**Stated exercise:** Copy exactly the lines from the start of the material through the line with "from matplotlib.colors import". Pictures stay out of the copy.

**Data:**
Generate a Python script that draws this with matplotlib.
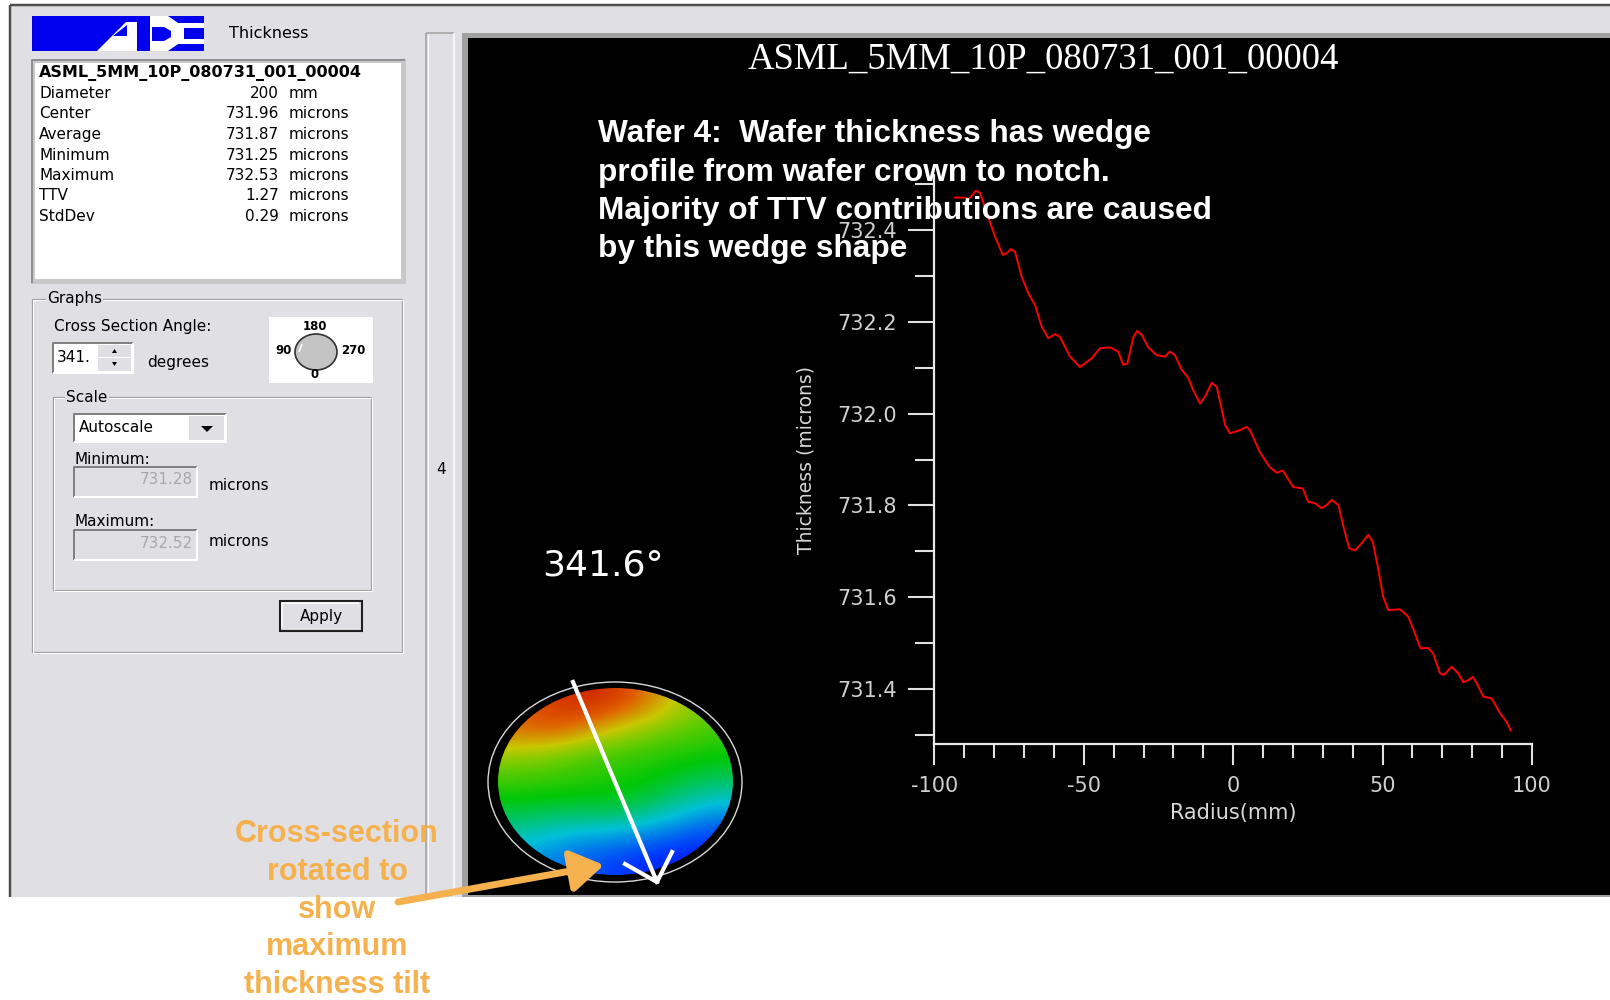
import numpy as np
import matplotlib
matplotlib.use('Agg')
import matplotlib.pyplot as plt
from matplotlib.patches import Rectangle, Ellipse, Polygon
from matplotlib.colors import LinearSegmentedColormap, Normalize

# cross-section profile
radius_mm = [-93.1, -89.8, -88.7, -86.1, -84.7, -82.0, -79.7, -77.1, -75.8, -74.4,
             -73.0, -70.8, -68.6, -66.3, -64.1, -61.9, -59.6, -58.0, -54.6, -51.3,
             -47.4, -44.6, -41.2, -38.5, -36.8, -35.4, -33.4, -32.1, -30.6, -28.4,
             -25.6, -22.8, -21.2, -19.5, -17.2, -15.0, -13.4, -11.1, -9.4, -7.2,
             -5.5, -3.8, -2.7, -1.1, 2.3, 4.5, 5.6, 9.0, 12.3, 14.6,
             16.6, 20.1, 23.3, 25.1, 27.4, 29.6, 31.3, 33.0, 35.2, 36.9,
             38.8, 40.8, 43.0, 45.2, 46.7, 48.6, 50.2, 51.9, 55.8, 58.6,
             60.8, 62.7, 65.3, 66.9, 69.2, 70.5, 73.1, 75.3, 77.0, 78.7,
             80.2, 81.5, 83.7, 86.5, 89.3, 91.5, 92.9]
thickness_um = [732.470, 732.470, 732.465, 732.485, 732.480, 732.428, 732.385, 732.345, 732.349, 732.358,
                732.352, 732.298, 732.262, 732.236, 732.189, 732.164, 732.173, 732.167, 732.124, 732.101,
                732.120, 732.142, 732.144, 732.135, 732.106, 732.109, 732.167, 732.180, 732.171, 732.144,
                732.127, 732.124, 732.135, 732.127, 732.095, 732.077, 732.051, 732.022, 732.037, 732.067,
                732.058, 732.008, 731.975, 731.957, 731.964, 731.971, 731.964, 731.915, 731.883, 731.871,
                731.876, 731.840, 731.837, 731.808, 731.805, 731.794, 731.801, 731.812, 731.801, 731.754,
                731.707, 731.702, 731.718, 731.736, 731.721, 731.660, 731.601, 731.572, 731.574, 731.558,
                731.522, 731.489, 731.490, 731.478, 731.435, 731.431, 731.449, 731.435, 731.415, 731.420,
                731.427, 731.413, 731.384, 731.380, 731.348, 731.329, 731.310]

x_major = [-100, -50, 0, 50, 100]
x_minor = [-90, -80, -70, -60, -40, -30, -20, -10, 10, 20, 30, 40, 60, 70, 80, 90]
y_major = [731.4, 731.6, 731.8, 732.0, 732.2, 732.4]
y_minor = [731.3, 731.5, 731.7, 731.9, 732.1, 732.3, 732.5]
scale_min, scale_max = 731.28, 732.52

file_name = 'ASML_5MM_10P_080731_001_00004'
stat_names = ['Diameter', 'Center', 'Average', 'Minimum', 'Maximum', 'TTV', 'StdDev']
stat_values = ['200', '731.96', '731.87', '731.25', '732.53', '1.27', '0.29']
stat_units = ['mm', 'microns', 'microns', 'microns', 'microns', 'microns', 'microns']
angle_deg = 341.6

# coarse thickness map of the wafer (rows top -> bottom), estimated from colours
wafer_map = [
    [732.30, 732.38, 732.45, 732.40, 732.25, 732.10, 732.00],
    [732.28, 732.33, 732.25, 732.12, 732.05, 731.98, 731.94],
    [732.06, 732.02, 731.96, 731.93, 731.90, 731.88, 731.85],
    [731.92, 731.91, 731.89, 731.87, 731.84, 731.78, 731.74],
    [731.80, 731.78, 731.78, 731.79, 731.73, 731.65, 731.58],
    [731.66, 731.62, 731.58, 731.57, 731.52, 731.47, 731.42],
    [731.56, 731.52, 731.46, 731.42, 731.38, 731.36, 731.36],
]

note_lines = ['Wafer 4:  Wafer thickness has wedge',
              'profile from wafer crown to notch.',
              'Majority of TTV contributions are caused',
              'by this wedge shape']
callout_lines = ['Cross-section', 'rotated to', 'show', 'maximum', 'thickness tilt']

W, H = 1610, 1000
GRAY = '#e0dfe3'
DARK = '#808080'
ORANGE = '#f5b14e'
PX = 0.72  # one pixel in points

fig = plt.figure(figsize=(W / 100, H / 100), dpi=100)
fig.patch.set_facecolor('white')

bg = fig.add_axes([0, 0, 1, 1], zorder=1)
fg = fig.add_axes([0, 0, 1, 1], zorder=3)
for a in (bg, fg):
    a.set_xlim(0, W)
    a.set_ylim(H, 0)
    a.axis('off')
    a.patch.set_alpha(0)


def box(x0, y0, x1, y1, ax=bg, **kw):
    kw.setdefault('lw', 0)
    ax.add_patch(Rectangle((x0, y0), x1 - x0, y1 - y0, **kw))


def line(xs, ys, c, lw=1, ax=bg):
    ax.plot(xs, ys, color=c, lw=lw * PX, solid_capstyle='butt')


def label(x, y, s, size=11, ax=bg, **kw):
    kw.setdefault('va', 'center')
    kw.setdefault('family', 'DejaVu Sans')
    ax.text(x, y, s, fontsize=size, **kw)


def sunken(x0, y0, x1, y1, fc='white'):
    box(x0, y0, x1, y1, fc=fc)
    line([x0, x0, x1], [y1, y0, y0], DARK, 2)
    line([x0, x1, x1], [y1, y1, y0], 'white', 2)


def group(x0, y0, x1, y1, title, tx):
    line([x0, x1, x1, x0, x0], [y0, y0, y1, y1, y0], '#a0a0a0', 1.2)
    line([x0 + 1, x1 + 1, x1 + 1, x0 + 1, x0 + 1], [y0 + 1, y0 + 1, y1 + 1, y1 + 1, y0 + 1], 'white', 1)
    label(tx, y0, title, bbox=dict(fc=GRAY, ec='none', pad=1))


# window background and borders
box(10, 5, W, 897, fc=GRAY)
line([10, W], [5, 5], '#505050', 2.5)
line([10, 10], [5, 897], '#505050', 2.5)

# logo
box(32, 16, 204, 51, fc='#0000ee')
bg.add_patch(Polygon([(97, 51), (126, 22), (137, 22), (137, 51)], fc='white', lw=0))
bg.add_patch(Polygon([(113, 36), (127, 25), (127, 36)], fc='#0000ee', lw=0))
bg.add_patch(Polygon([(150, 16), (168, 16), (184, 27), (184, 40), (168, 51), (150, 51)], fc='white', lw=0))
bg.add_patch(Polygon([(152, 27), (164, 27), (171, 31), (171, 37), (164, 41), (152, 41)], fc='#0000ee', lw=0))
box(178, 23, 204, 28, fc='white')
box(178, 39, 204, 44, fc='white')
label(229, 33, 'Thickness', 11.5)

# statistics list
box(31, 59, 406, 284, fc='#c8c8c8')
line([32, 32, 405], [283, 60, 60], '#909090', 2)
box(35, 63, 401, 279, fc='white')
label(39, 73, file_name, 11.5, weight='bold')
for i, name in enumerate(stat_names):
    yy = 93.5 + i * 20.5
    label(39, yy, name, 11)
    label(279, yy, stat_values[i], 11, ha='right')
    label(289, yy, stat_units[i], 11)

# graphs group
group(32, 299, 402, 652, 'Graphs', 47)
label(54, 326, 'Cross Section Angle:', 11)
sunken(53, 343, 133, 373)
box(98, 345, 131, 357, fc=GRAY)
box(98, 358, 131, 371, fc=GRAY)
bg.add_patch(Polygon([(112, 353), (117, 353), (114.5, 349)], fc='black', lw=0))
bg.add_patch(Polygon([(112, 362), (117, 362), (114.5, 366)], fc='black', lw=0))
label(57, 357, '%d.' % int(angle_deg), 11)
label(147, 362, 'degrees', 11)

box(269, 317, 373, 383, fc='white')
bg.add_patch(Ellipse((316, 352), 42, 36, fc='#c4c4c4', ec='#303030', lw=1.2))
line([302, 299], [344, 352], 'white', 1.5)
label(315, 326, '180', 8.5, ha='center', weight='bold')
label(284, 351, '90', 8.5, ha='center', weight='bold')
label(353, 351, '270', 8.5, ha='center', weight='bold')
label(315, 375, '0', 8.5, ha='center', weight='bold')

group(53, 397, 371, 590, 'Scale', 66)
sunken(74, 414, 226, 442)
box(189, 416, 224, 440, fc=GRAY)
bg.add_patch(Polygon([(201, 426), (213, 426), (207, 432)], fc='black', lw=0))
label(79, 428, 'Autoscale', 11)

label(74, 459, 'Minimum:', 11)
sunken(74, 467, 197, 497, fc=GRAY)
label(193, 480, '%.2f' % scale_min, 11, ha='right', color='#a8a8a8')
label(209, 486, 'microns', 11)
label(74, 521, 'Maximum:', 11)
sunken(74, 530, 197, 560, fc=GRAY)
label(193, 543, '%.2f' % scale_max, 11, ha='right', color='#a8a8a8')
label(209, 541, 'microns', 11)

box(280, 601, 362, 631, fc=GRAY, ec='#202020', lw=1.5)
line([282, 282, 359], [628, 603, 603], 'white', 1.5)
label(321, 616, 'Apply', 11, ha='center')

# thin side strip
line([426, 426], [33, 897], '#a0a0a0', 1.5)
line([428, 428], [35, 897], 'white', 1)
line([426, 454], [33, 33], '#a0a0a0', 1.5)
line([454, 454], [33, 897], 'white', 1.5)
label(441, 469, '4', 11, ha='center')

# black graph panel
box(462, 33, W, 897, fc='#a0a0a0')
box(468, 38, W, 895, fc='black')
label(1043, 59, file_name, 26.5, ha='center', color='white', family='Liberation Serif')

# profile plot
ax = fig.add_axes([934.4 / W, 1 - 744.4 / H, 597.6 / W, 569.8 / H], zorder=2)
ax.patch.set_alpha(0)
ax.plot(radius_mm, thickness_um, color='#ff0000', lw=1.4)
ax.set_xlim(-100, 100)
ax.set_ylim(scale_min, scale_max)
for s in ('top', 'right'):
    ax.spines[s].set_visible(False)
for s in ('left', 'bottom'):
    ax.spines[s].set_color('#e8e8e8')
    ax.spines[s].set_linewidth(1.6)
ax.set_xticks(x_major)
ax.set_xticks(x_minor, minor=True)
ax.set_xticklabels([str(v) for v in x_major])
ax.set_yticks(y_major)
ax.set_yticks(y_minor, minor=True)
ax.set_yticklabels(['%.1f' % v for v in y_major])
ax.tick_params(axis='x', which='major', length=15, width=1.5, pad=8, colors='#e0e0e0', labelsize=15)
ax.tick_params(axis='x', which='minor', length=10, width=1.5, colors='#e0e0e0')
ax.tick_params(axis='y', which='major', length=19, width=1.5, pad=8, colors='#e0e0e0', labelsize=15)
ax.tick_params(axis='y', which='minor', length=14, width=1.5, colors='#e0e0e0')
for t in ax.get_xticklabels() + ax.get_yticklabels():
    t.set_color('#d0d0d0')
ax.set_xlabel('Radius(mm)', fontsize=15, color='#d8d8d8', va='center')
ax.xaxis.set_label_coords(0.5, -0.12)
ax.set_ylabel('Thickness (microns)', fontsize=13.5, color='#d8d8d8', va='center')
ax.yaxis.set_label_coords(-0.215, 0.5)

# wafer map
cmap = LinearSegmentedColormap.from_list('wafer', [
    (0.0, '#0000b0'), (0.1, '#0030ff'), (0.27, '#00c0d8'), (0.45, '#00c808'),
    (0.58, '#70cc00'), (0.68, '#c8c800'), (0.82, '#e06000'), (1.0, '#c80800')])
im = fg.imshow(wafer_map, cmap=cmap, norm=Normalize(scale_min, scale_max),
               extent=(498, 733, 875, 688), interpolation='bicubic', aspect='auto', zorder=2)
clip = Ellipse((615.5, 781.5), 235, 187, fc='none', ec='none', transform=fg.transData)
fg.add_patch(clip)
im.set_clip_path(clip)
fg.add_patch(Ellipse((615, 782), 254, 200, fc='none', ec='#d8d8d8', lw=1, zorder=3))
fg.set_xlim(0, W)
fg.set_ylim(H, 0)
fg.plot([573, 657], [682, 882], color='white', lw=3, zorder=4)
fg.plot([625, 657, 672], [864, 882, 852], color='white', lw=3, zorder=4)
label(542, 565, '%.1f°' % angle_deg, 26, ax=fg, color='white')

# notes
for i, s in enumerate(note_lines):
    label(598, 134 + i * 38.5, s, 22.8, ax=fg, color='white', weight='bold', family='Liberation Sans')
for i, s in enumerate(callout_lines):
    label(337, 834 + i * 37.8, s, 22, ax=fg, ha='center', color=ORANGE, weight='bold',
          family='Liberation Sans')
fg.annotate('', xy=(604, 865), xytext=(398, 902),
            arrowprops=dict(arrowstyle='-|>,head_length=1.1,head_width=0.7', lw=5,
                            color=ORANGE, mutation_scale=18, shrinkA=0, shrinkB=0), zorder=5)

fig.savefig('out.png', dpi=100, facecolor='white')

**Response:**
Generate a Python script that draws this with matplotlib.
import numpy as np
import matplotlib
matplotlib.use('Agg')
import matplotlib.pyplot as plt
from matplotlib.patches import Rectangle, Ellipse, Polygon
from matplotlib.colors import LinearSegmentedColormap, Normalize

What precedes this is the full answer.